Aber das ist es nicht. Es geht im Wesentlichen darum, innovative, pädagogisch innova­tive Ganztagsschulsysteme zumindest einmal anzuschauen.

Und dann kommt Ihnen noch Innenminister Strasser zu Hilfe, der so etwas von krass uninformiert ist und so eine blanke Polemik betreibt, dass mir die Haare zu Berge stehen! Er behauptet nämlich im bewährten Muster der ÖVP, dass alles, was in Deutschland stattfindet, sozialdemokratische Politik sei, und das sei schlecht, das sei das rot-grüne Deutschland und so weiter; und er versteigt sich zu der Behauptung, dass Ganztagsschulen einer der großen Misserfolge sozialdemokratischer Politik in Deutschland seien, die zur Verelendung, zur Anonymisierung und zu vandalisierenden Jugendlichen in den Großstädten geführt habe. – Was er dabei vergessen hat: Es gibt in Deutschland keine Ganztagsschulen! Nur drei Prozent führen ihre Schulen ganz­tags. (Abg. Hornek: Frau Kollegin, warum? Warum?)

In Deutschland wird auf Grund des Schocks, den die PISA-Studie verursacht hat, ge­rade über Ganztagsschulen diskutiert, weil in den skandinavischen Ländern so viele Modelle mit ganztägigen Schulformen das dortige Bildungssystem – im Vergleich zu Deutschland – auszeichnen. In Deutschland diskutiert man also jetzt darüber, aber es gibt sie nicht. (Abg. Lentsch: Und warum gibt es sie nicht?)

Und was die vandalisierenden Jugendlichen betrifft, so ist auch das wieder eine pau­schale Diffamierung, auch wieder auf Kosten der jungen Generation, die sichtlich ein durchgängiges Prinzip dieser Bundesregierung ist.

Ganztägige Schulformen, Frau Ministerin, haben nichts mit Nachmittagsbetreuung zu tun, sondern dabei geht es darum, ein pädagogisch sinnvolles Ganzes zu schaffen.
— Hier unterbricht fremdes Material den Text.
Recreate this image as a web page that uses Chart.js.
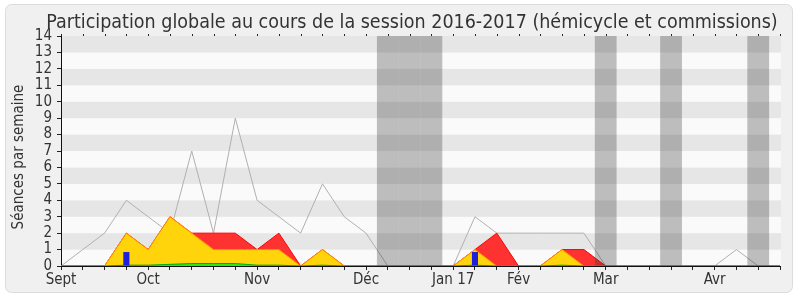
<!DOCTYPE html>
<html>
<head>
<meta charset="utf-8">
<script src="https://cdn.jsdelivr.net/npm/chart.js@4/dist/chart.umd.min.js"></script>
<style>
  html, body { margin: 0; padding: 0; background: #ffffff; }
  canvas { display: block; }
</style>
</head>
<body>
<canvas id="c" width="800" height="300"></canvas>
<script>
// ---- Data (one entry per week, from Sept 2016 to Apr 2017) ----
const weekLabels = ['Sept','','','','Oct','','','','','Nov','','','','','Déc','','','','Jan 17','','','Fév','','','','Mar','','','','','Avr','','',''];
const seancesSemaine   = [0,1,2,4,3,2,7,2,9,4,3,2,5,3,2,0,0,0,0,3,2,2,2,2,2,0,0,0,0,0,0,1,0,0];
const presencesTotal   = [0,0,0,2,1,3,2,2,2,1,2,0,1,0,0,0,0,0,0,1,2,0,0,1,1,0,0,0,0,0,0,0,0,0];
const presencesComm    = [0,0,0,2,1,3,2,1,1,1,1,0,1,0,0,0,0,0,0,1,0,0,0,1,0,0,0,0,0,0,0,0,0,0];
const participations   = [0,0,0,0.05,0.05,0.1,0.15,0.15,0.15,0.05,0.05,0,0.05,0,0,0,0,0,0,0.05,0,0,0,0.05,0,0,0,0,0,0,0,0,0,0];
const questionsOrales  = [null,null,null,0.85,null,null,null,null,null,null,null,null,null,null,null,null,null,null,null,0.85,null,null,null,null,null,null,null,null,null,null,null,null,null,null];
const vacances         = [null,null,null,null,null,null,null,null,null,null,null,null,null,null,null,14,14,14,null,null,null,null,null,null,null,14,null,null,14,null,null,null,14,null];
const yMax = 14;
const titleText = 'Participation globale au cours de la session 2016-2017 (hémicycle et commissions)';
const yTitleText = 'Séances par semaine';

const FONT = 'DejaVu Sans Condensed';

const decorPlugin = {
  id: 'decor',
  beforeDraw(chart) {
    const ctx = chart.ctx;
    const ca = chart.chartArea;
    const y = chart.scales.y;
    ctx.save();
    // outer frame
    ctx.fillStyle = '#ffffff';
    ctx.fillRect(0, 0, chart.width, chart.height);
    ctx.beginPath();
    ctx.roundRect(5.5, 4.5, 787, 288, 6);
    ctx.fillStyle = '#f0f0f0';
    ctx.fill();
    ctx.strokeStyle = '#dcdcdc';
    ctx.lineWidth = 1;
    ctx.stroke();
    // horizontal stripes
    for (let v = 0; v < yMax; v++) {
      const top = y.getPixelForValue(v + 1);
      const bot = y.getPixelForValue(v);
      ctx.fillStyle = (v % 2 === 1) ? '#e6e6e6' : '#fafafa';
      ctx.fillRect(ca.left, top, ca.right - ca.left + 1, bot - top);
    }
    ctx.restore();
  },
  afterDraw(chart) {
    const ctx = chart.ctx;
    const ca = chart.chartArea;
    const x = chart.scales.x;
    ctx.save();
    // top tick marks
    ctx.fillStyle = '#222';
    for (let i = 0; i < weekLabels.length; i++) {
      const px = Math.round(x.getPixelForValue(i));
      ctx.fillRect(px, ca.top - 2, 1, 2);
    }
    // title
    ctx.fillStyle = '#333';
    ctx.font = '19.5px "' + FONT + '"';
    ctx.textAlign = 'center';
    ctx.textBaseline = 'alphabetic';
    ctx.fillText(titleText, 412, 27.5);
    // y axis title
    ctx.translate(23, 157);
    ctx.rotate(-Math.PI / 2);
    ctx.font = '15px "' + FONT + '"';
    ctx.textBaseline = 'alphabetic';
    ctx.fillText(yTitleText, 0, 0);
    ctx.restore();
  }
};

new Chart(document.getElementById('c'), {
  data: {
    labels: weekLabels,
    datasets: [
      { type: 'bar', label: 'Vacances', data: vacances, backgroundColor: 'rgba(50,50,50,0.3)',
        barPercentage: 1, categoryPercentage: 1, grouped: false, inflateAmount: 0, borderWidth: 0, order: 0 },
      { type: 'bar', label: 'Questions orales', data: questionsOrales, backgroundColor: 'rgb(30,30,220)',
        barPercentage: 0.28, categoryPercentage: 1, grouped: false, order: 1 },
      { type: 'line', label: 'Participations', data: participations, borderColor: 'rgb(0,170,0)',
        backgroundColor: 'rgb(40,235,20)', borderWidth: 1, fill: 'origin', pointRadius: 0, tension: 0, order: 2 },
      { type: 'line', label: 'Présences commission', data: presencesComm, borderColor: 'rgb(255,140,0)',
        backgroundColor: 'rgb(255,212,10)', borderWidth: 1, fill: 'origin', pointRadius: 0, tension: 0, order: 3 },
      { type: 'line', label: 'Présences', data: presencesTotal, borderColor: 'rgb(255,0,0)',
        backgroundColor: 'rgb(255,50,50)', borderWidth: 1, fill: 'origin', pointRadius: 0, tension: 0, order: 4 },
      { type: 'line', label: 'Séances', data: seancesSemaine, borderColor: 'rgb(176,176,176)',
        borderWidth: 1, fill: false, pointRadius: 0, tension: 0, order: 5 }
    ]
  },
  options: {
    responsive: false,
    animation: false,
    devicePixelRatio: 1,
    layout: { padding: { left: 6, right: 20, top: 36, bottom: 8 } },
    plugins: { legend: { display: false }, title: { display: false }, tooltip: { enabled: false } },
    scales: {
      x: {
        type: 'category', offset: false,
        grid: { display: true, drawOnChartArea: false, tickLength: 4, color: '#222', offset: false },
        border: { display: true, color: '#111' },
        ticks: { autoSkip: false, maxRotation: 0, minRotation: 0, padding: 1, color: '#333',
                 font: { family: FONT, size: 15 } },
        afterFit(s) { s.height = 26; }
      },
      y: {
        type: 'linear', min: 0, max: yMax,
        grid: { display: true, drawOnChartArea: false, tickLength: 4, color: '#222' },
        border: { display: true, color: '#111' },
        ticks: { stepSize: 1, autoSkip: false, padding: 5, color: '#333', font: { family: FONT, size: 15 } },
        afterFit(s) { s.width = 55; }
      }
    }
  },
  plugins: [decorPlugin]
});
</script>
</body>
</html>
Ich würde Ihnen nahe legen zu lesen, was Ihr Kollege Universitätsprofessor Bernd Schil­cher in der Steiermark schreibt. In einem sehr schönen Artikel in der „Kleinen Zeitung“ vergleicht er, wie es auf der einen Seite einem österreichischen Hans geht, der in der Obersteiermark lebt, 16 Kilometer in die Schule fahren muss und einmal um 13 Uhr, einmal um 14 Uhr und vielleicht einmal um 16 Uhr aus hat, dessen Mutter berufstätig ist und der einen Zettel am Küchentisch vorfindet – und auf der anderen Seite einem John in Bradford in einer Ganztagsschule und einem Jean in Frankreich. Das ist wirk­lich sehr lesenswert, und ich denke, das sollte man ohne ideologische Scheuklappen angehen, sondern ausschließlich nach dem Kriterium, was pädagogisch das Wert­vollste für unsere Generation an Kindern ist. (Beifall bei den Grünen.)
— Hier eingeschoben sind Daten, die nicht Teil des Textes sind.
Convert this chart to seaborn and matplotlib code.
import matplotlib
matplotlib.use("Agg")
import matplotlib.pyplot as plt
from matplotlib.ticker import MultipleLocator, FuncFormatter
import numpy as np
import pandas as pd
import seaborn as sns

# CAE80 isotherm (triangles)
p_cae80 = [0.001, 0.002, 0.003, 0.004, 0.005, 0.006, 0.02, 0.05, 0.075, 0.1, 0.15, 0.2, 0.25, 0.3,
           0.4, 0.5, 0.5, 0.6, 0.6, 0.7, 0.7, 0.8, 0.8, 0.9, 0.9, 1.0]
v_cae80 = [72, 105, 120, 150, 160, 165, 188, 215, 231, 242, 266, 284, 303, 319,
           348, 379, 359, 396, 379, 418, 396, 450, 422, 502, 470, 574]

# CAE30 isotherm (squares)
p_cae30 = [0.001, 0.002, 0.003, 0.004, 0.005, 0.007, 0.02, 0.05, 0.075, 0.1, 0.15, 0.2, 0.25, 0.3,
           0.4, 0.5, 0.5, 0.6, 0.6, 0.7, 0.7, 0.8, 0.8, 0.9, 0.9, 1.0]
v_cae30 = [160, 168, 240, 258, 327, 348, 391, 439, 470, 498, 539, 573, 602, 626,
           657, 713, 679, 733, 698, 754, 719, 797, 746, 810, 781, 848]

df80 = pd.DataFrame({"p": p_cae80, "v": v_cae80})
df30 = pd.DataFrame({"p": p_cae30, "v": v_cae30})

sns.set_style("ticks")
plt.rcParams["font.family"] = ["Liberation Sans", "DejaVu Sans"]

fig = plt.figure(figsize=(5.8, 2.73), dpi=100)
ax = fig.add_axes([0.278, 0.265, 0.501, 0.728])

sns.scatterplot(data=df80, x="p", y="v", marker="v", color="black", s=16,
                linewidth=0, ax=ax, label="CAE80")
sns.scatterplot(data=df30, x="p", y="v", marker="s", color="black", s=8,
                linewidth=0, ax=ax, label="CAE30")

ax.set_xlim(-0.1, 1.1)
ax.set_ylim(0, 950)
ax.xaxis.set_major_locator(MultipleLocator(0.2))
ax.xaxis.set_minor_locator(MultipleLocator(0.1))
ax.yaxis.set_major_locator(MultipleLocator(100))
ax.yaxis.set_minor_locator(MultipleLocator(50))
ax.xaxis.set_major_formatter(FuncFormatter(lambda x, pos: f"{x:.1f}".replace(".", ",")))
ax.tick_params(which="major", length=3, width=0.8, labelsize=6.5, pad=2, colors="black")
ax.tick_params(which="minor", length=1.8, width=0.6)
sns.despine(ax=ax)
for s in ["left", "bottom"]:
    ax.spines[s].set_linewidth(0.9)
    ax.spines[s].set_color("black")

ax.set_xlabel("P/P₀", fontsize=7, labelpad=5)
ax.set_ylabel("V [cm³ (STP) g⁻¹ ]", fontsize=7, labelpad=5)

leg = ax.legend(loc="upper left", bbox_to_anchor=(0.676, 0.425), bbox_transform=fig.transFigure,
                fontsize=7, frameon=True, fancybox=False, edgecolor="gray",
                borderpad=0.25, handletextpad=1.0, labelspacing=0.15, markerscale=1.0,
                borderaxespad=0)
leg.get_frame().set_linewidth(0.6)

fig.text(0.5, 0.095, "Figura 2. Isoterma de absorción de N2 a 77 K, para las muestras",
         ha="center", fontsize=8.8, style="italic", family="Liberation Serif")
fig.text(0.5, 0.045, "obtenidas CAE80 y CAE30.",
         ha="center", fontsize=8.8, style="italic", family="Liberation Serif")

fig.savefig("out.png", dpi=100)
Ein weiteres Problem, bei dem Sie Ihren ureigensten Aufgabenbereich sichtlich negie­ren – auf Grund Ihrer „wichtigen Wertediskussion“ –, ist die Frage: Was ist das zentrale Kriterium für den Bildungsweg? – Auch da haben wir Besorgnis erregende Zahlen, aus denen nämlich hervorgeht, dass nach wie vor Kinder aus begüterten Familien höhere Schulabschlüsse machen als Kinder aus weniger begüterten Familien (Ruf bei der ÖVP: Das ist eh klar!), dass auch die Bildung der Eltern immer noch einen sehr, sehr großen Anteil am Bildungsniveau der Kinder hat und dass Österreich hier international im Hintertreffen ist.
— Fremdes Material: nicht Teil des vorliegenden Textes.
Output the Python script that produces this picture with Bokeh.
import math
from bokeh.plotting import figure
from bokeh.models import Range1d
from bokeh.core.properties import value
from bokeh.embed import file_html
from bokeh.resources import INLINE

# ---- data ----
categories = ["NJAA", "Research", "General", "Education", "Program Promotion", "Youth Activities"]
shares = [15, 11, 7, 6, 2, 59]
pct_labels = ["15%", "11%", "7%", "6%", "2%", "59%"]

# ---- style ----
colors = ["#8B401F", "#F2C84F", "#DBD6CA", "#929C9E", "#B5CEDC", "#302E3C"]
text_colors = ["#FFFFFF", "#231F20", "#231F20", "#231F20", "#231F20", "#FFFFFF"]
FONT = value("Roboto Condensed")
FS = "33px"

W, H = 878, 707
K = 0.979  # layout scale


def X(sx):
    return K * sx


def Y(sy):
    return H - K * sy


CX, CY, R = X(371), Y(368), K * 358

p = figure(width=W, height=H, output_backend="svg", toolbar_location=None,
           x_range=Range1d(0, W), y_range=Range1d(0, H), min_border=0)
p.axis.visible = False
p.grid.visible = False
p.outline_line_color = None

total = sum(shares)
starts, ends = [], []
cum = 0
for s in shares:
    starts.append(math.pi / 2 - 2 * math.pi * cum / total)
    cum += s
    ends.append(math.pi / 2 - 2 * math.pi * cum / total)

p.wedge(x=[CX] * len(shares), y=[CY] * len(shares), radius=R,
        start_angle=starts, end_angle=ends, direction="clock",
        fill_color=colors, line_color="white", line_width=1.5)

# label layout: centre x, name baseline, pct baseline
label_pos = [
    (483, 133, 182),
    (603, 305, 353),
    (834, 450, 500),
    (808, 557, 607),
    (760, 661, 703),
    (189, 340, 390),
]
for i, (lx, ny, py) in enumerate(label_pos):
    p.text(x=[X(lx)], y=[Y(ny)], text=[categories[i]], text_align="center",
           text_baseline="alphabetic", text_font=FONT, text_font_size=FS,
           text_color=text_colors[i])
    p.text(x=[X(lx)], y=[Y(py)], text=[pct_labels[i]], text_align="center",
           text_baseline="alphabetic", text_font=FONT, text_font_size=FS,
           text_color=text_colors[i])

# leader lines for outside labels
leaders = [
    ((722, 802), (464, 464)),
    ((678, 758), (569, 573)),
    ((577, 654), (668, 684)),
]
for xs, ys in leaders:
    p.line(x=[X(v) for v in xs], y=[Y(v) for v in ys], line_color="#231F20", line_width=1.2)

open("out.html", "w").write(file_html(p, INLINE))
Man muss sich vorstellen, dass demnach in Österreich 80 Prozent der Kinder von Aka­demikern maturieren, während es bei Menschen mit Pflichtschulabschluss nur zehn Prozent der Kinder sind! – Ich denke, das wäre ein Punkt, wo man mit einer vernünfti­gen Generationendiskussion eingreifen könnte, die nämlich auf Generationengerech­tigkeit auch innerhalb einer Generation, auch zwischen den jungen Leuten abzielt. Es geht nicht nur um Jung gegen Alt, sondern es geht auch um die private Seite des Generationenvertrages und um Verteilungsfragen, die zu den zentralen Herausforde­rungen zählen.